This article from Credit Union Times is concise and perhaps not as in-depth as we’d like but it does continue a trend of articles we’ve read over the past year that have described how the role of Risk and Compliance officers has changed dramatically. The article notes there has been a major shift from an emphasis on analysis to an emphasis on implementation. We have certainly witnessed this in the vendor risk management space in 2012 and 2013 and continue to see it as an important evolutionary success factor in 2014 and beyond.
Because vendor risk management systems automate a lot of the data analysis and reporting, this has enabled a shift of focus toward the creation of quality risk content – vendor assessment data and narrative – and the design and implementation of new workflows with accountability for everyone to complete their vendor management process tasks which contribute to this data. Vendor management is a multi-faceted process that crosses many departmental boundaries and requires strong process design, controls and implementation efforts to be successful. Without accurate and timely task completion, analysis and reporting will not be accurate.
We think this is why more and more banks are relying on us to help them complete tasks like vendor due diligence and monitoring in a high quality, timely manner, and also why they rely on us for insight about how to make sure that everything gets done accurately and on time. Good process design and experience with implementation is helpful. This strategic shift in emphasis for the risk and compliance officer and their need to be able to rely on their partnership with an expert third party risk management solution provider validates our strategic direction and makes us feel good about being able to services our customers’ true business needs.

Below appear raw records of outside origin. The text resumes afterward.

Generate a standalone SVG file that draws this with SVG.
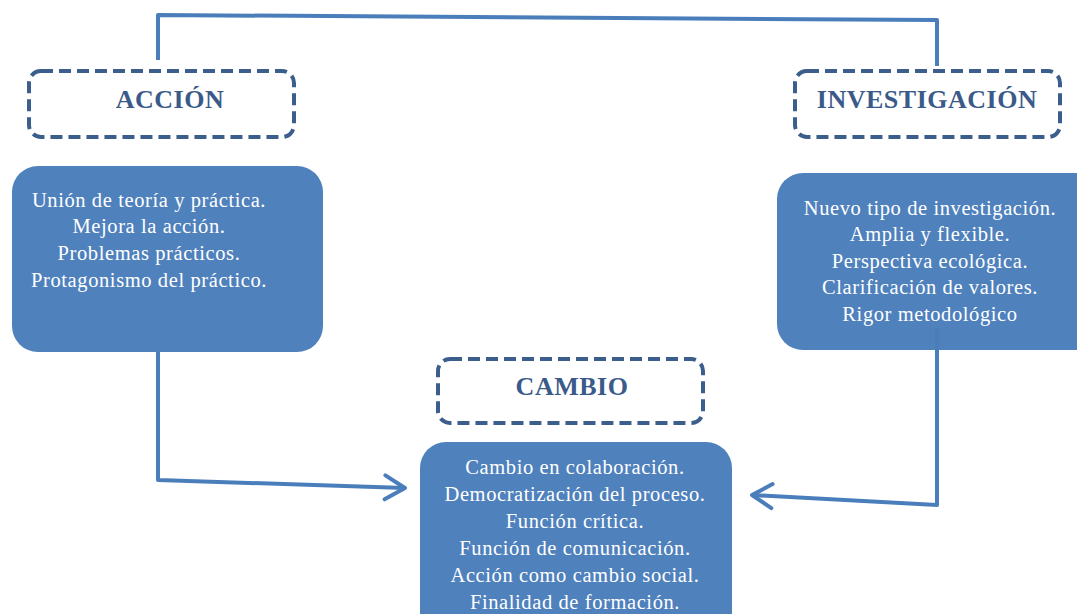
<svg xmlns="http://www.w3.org/2000/svg" width="1077" height="614" viewBox="0 0 1077 614">
<style>
.title{fill:#fff;stroke:#3B5E8C;stroke-width:4;stroke-dasharray:12 6}
.tt{font-family:"Liberation Serif",serif;font-weight:bold;font-size:26px;fill:#3A5A8A;letter-spacing:0.5px;text-anchor:middle}
.box{fill:#4F81BD}
.bt{font-family:"Liberation Serif",serif;font-size:20.5px;fill:#fff;letter-spacing:0.6px;text-anchor:middle}
.conn{fill:none;stroke:#4A7EBB;stroke-width:4;stroke-linejoin:round}
</style>
<defs>
<marker id="arr" markerUnits="userSpaceOnUse" viewBox="-23 -15 26 30" markerWidth="26" markerHeight="30" refX="0" refY="0" orient="auto">
<path d="M-20,-12 L0,0 L-20,12" fill="none" stroke="#4A7EBB" stroke-width="4" stroke-linecap="round" stroke-linejoin="round"/>
</marker>
</defs>
<rect width="1077" height="614" fill="#fff"/>
<g id="accion-title"><rect class="title" x="29" y="71" width="265" height="66" rx="12"/><text class="tt" x="170" y="108">ACCIÓN</text></g>
<g id="investigacion-title"><rect class="title" x="795" y="71" width="265" height="66" rx="12"/><text class="tt" x="927" y="108">INVESTIGACIÓN</text></g>
<g id="cambio-title"><rect class="title" x="438" y="359" width="265" height="64" rx="12"/><text class="tt" x="572" y="395">CAMBIO</text></g>
<g id="accion-box"><rect class="box" x="12" y="166" width="311" height="186" rx="26"/>
<text class="bt" x="149"><tspan x="149" y="207">Unión de teoría y práctica.</tspan><tspan x="149" y="233">Mejora la acción.</tspan><tspan x="149" y="260">Problemas prácticos.</tspan><tspan x="149" y="287">Protagonismo del práctico.</tspan></text></g>
<g id="investigacion-box"><rect class="box" x="777" y="173" width="330" height="177" rx="26"/>
<text class="bt" x="930"><tspan x="930" y="215">Nuevo tipo de investigación.</tspan><tspan x="930" y="241">Amplia y flexible.</tspan><tspan x="930" y="268">Perspectiva ecológica.</tspan><tspan x="930" y="294">Clarificación de valores.</tspan><tspan x="930" y="321">Rigor metodológico</tspan></text></g>
<g id="cambio-box"><rect class="box" x="420" y="442" width="312" height="200" rx="26"/>
<text class="bt" x="575"><tspan x="575" y="474">Cambio en colaboración.</tspan><tspan x="575" y="501">Democratización del proceso.</tspan><tspan x="575" y="528">Función crítica.</tspan><tspan x="575" y="555">Función de comunicación.</tspan><tspan x="575" y="582">Acción como cambio social.</tspan><tspan x="575" y="609">Finalidad de formación.</tspan></text></g>
<g id="connectors">
<polyline class="conn" points="158,60 158,15 937,20 937,66"/>
<polyline class="conn" points="158,352 158,480 405,488" marker-end="url(#arr)"/>
<polyline class="conn" points="937,328 937,505 752,495" marker-end="url(#arr)"/>
</g>
</svg>
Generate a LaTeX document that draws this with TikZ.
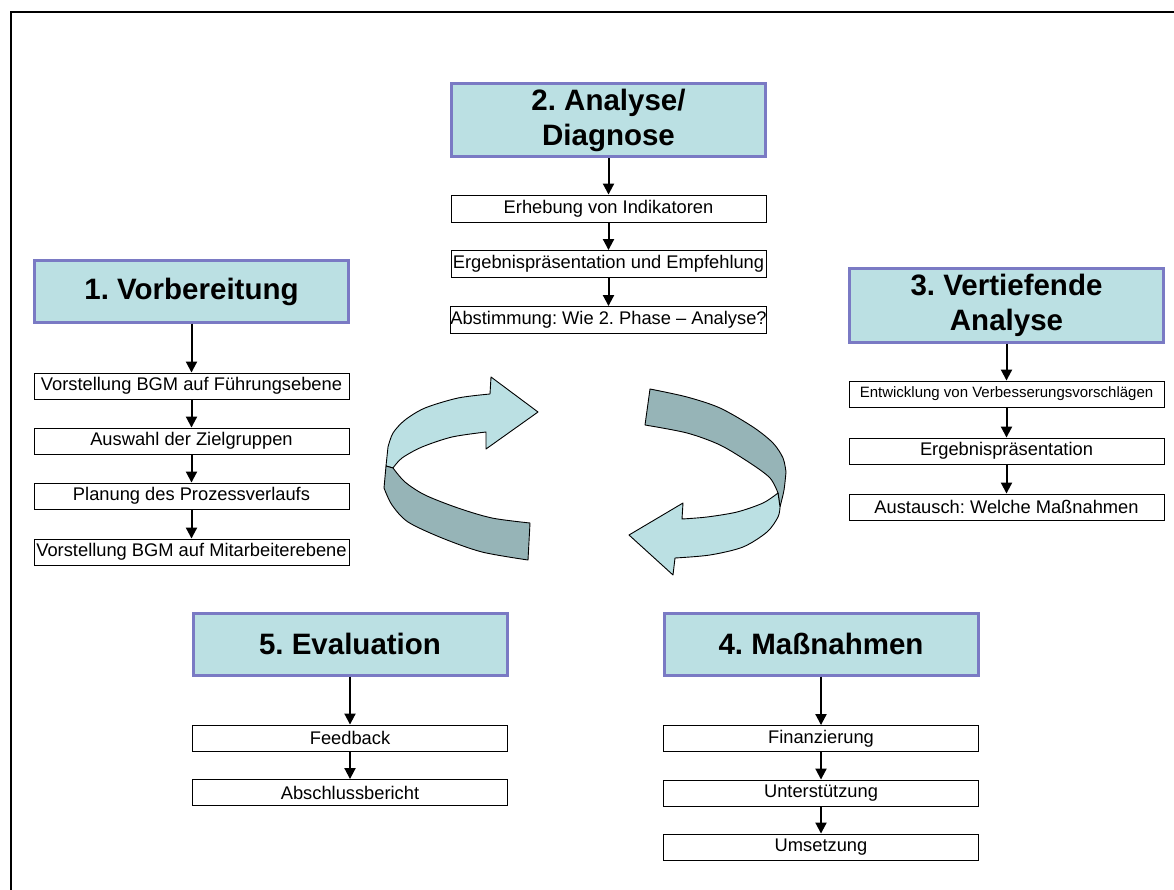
\documentclass[tikz,border=0pt]{standalone}
\usepackage{fontspec}
\setmainfont{Liberation Sans}
\usepackage{tikz}
\usetikzlibrary{arrows.meta}
\definecolor{phasefill}{RGB}{187,224,227}
\definecolor{phaseline}{RGB}{122,122,196}
\definecolor{ribbondark}{RGB}{150,180,183}
\frenchspacing

\begin{document}
\begin{tikzpicture}
  [x=1pt,y=-1pt,
   phase/.style={draw=phaseline,line width=3pt,fill=phasefill,minimum width=314,
     inner sep=0,align=center,font=\fontsize{29.5}{35}\selectfont\bfseries},
   task/.style={draw,line width=.9pt,fill=white,minimum width=315,minimum height=26,
     inner sep=0,font=\fontsize{18.3}{20}\selectfont},
   flow/.style={line width=2pt,-{Triangle[length=11pt,width=11pt]}},
   ribbon/.style={draw=black,line width=.9pt,line join=round}]
  \useasboundingbox (0,0) rectangle (1174,890);
  \draw[line width=2pt] (11,890) -- (11,12) -- (1174,12);

  % phase 1
  \node[phase,minimum height=61] (p1) at (191.5,291.5) {1. Vorbereitung};
  \node[task] (p1a) at (191.5,386) {Vorstellung BGM auf Führungsebene};
  \node[task] (p1b) at (191.5,441) {Auswahl der Zielgruppen};
  \node[task] (p1c) at (191.5,496) {Planung des Prozessverlaufs};
  \node[task] (p1d) at (191.5,552) {Vorstellung BGM auf Mitarbeiterebene};
  % phase 2
  \node[phase,minimum height=73] (p2) at (608.5,120.5) {2. Analyse/\\Diagnose};
  \node[task,minimum height=27] (p2a) at (608.5,208.5) {Erhebung von Indikatoren};
  \node[task,minimum height=27] (p2b) at (608.5,264) {Ergebnispräsentation und Empfehlung};
  \node[task,minimum height=27] (p2c) at (608.5,320) {Abstimmung: Wie 2. Phase – Analyse?};
  % phase 3
  \node[phase,minimum height=73] (p3) at (1006.5,305.5) {3. Vertiefende\\Analyse};
  \node[task,font=\fontsize{15}{17}\selectfont] (p3a) at (1006.5,394) {Entwicklung von Verbesserungsvorschlägen};
  \node[task] (p3b) at (1006.5,451) {Ergebnispräsentation};
  \node[task] (p3c) at (1006.5,507) {Austausch: Welche Maßnahmen};
  % phase 4
  \node[phase,minimum height=62] (p4) at (821,644) {4. Maßnahmen};
  \node[task] (p4a) at (821,738.5) {Finanzierung};
  \node[task] (p4b) at (821,793) {Unterstützung};
  \node[task] (p4c) at (821,847) {Umsetzung};
  % phase 5
  \node[phase,minimum height=62] (p5) at (350,644) {5. Evaluation};
  \node[task] (p5a) at (350,738) {Feedback};
  \node[task] (p5b) at (350,792.5) {Abschlussbericht};

  \foreach \from/\to in {p1/p1a,p1a/p1b,p1b/p1c,p1c/p1d,p2/p2a,p2a/p2b,p2b/p2c,
      p3/p3a,p3a/p3b,p3b/p3c,p4/p4a,p4a/p4b,p4b/p4c,p5/p5a,p5a/p5b}
    \draw[flow] (\from) -- (\to);

  % cycle arrows
  \filldraw[ribbon,fill=phasefill] (386,466) -- plot[smooth] coordinates {(388,447) (393,433) (405,420) (425,408) (458,398) (490,394)}
    -- (491,377) -- (538,412) -- (486,449) -- (486,432)
    -- plot[smooth] coordinates {(486,432) (452,437) (422,447) (402,458) (393,468)} -- cycle;
  \filldraw[ribbon,fill=ribbondark] (393,468) -- plot[smooth] coordinates {(393,468) (405,482) (425,495) (458,508) (492,518) (530,523)}
    -- (528,560) -- plot[smooth] coordinates {(528,560) (482,552) (442,538) (408,522) (392,505) (384,488)}
    -- (386,466) -- cycle;
  \filldraw[ribbon,fill=ribbondark] (650,389) -- plot[smooth] coordinates {(650,389) (687,397) (720,408) (753,427) (773,443) (783,458) (786,472)}
    -- plot[smooth] coordinates {(786,472) (784,490) (780,507)} -- (778,493)
    -- plot[smooth] coordinates {(778,493) (770,478) (750,463) (720,445) (687,433) (645,425)} -- cycle;
  \filldraw[ribbon,fill=phasefill] (778,493) -- plot[smooth] coordinates {(778,493) (763,503) (737,512) (707,517) (682,519)}
    -- (683,503) -- (629,535) -- (673,575) -- (675,558)
    -- plot[smooth] coordinates {(675,558) (710,555) (743,547) (767,532) (778,517) (780,507)} -- cycle;
\end{tikzpicture}
\end{document}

On a closing note, we were surprised to see that the average compliance cost for a financial institution rose by more than 65% in the third quarter of 2013 over 2012. That is even higher than our research which showed it at around 50%. Regardless, this is certainly a sign that financial institutions are tackling, rather than debating, the compliance and regulatory hurdles and challenges they face. As they do this, it will open up the door for regulators to continue to advance guidance that raises the bar. Those not elevating their spending are being left behind. Playing catch up can be not only difficult but a potentially dangerous strategy.